Here's how Trump's immigration ban affects green card holders in the US
President Donald Trump's decision to ban immigrants from seven Muslim-majority countries, which spurred nationwide protests over the weekend, has also led to the detention of legal permanent U.S. residents in several airports.
Does Trump's ban affect green card holders?
Trump's executive order sparked chaos and confusion across the country, in part because it wasn't immediately clear how the order applied to U.S. green cold holders. An unidentified source told CNN that career homeland security staff didn't see the final details of the order until Friday, the day it was issued.
Speaking on NBC's Meet the Press on Sunday, White House Chief of Staff Reince Priebus said that "as far as green card holders moving forward, it doesn't affect them," according to CNN.
"If you're traveling back and forth, you're going to be subjected to further screening," he later added.
After a weekend of uncertainty, Homeland Security Secretary John Kelly announced Sunday that restrictions applying to the seven countries on the list did not affect U.S. green card holders.

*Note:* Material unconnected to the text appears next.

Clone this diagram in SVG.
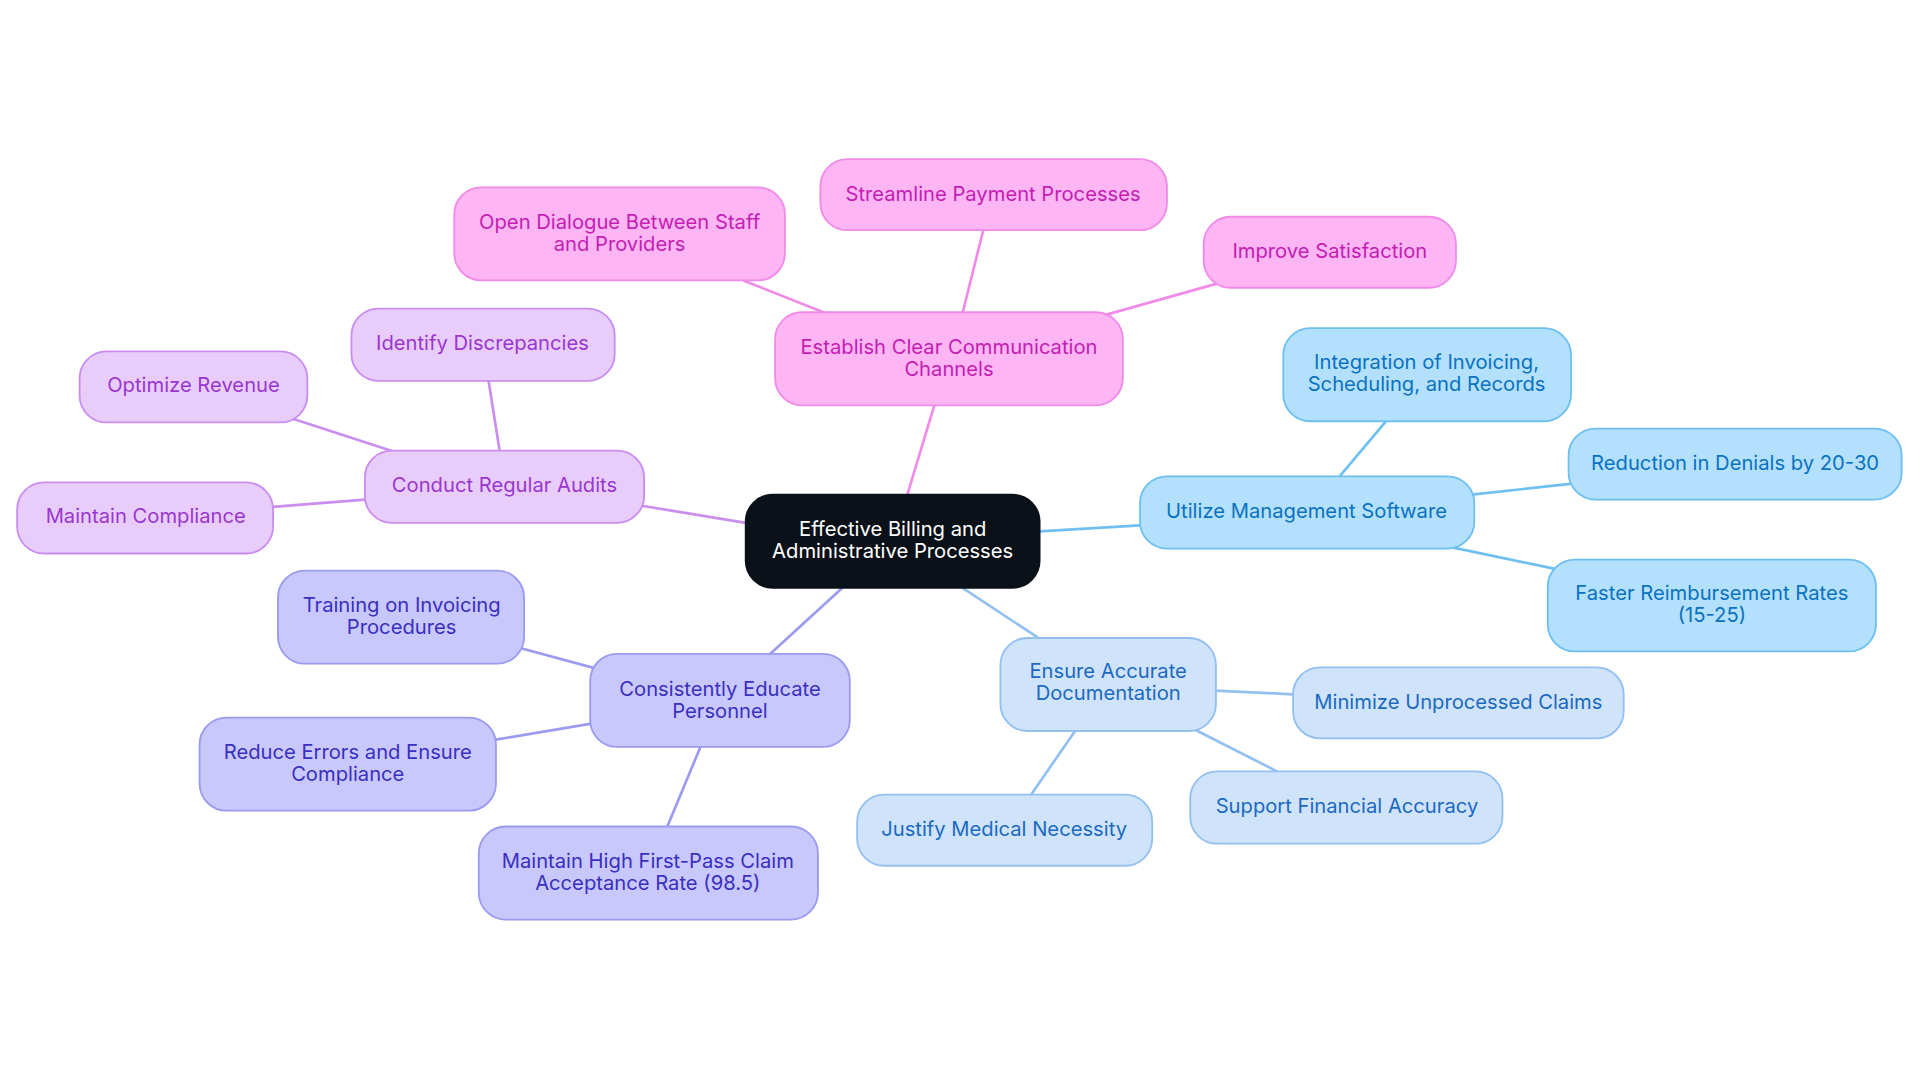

"In applying the provisions of the president's executive order, I hereby deem the entry of lawful permanent residents to be in the national interest," Kelly said in a statement. "Accordingly, absent the receipt of significant derogatory information indicating a serious threat to public safety and welfare, lawful permanent resident status will be a dispositive factor in our case-by-case determinations."
What happens when green card holders enter the U.S.?
This is how the executive order is being interpreted with regard to U.S. green card holders from Iran, Iraq, Sudan, Syria, Somalia, Libya or Yemen, according to CNN:
They are allowed to board their plane and fly to the United States. Once they land, their fingerprints and other information will be collected and they will be subject to a secondary interview, in part, to judge whether the traveler is a national security risk.
More than 170 green card holders had been permitted entry to the United States as of 3 p.m. Sunday, a White House official told CNN.